Special Forces are used for crazy ops, but orbiting a black hole to slow down time and fight Earth’s dirty wars in the future? That’s new, even for them. But that’s the mission for Owen Quarry, Anaya Pretorius, and the rest of COG, a company of elite, disgraced, soldiers from around the globe.
They join a defrocked company commander, an AI warship with self-confidence issues, and a crew of misfit troupers on a dizzying time-quest: prove the concept of stationing armies in space-time.
If they complete ten missions, they’ll be redeemed as citizens in good standing.
But the cost will be heavy—in time and in souls.

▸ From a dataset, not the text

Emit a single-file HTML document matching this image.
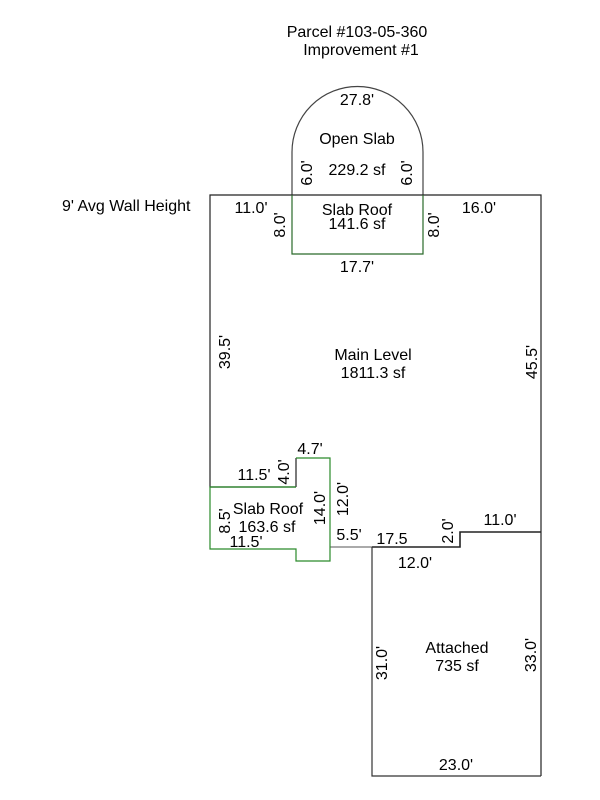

And as one of their own hunts them down and another rises from the past with a key to freedom, Quarry and Pretorius find that redemption and survival are two very different things.
PUBLISHERS WEEKLY
For this well-crafted space adventure, Pedreira (Gunpowder Moon) masterfully meshes far-flung military sci-fi with sharp analysis of human personalities trapped in a century-spanning political maelstrom. In the far future, a new special forces unit comprising disgraced ex-troopers recruited from jails and exile and promised redemption is tasked with the potentially suicidal mission of orbiting a fearsome black hole 90 light-years from Earth, thus slowing down time and enabling them to fight in future wars against hostile alien empires. They must hit their targets—often with weapons and tactics that have become obsolete—and then disappear. The crew—among them canny former woodsman Owen Quarry, tracker Anaya Pretorius, and their defrocked commander Thaddeus Crooks—face one bloody battle after another, supported by their ship's AI, Cog, who can appear in human form. The firefights and relationship dynamics ring equally true, and the clash of political orders and military discipline with individual moral conviction resounds with heartbreaking intensity. SF fans will find Pedreira's mind-bender impossible to put down.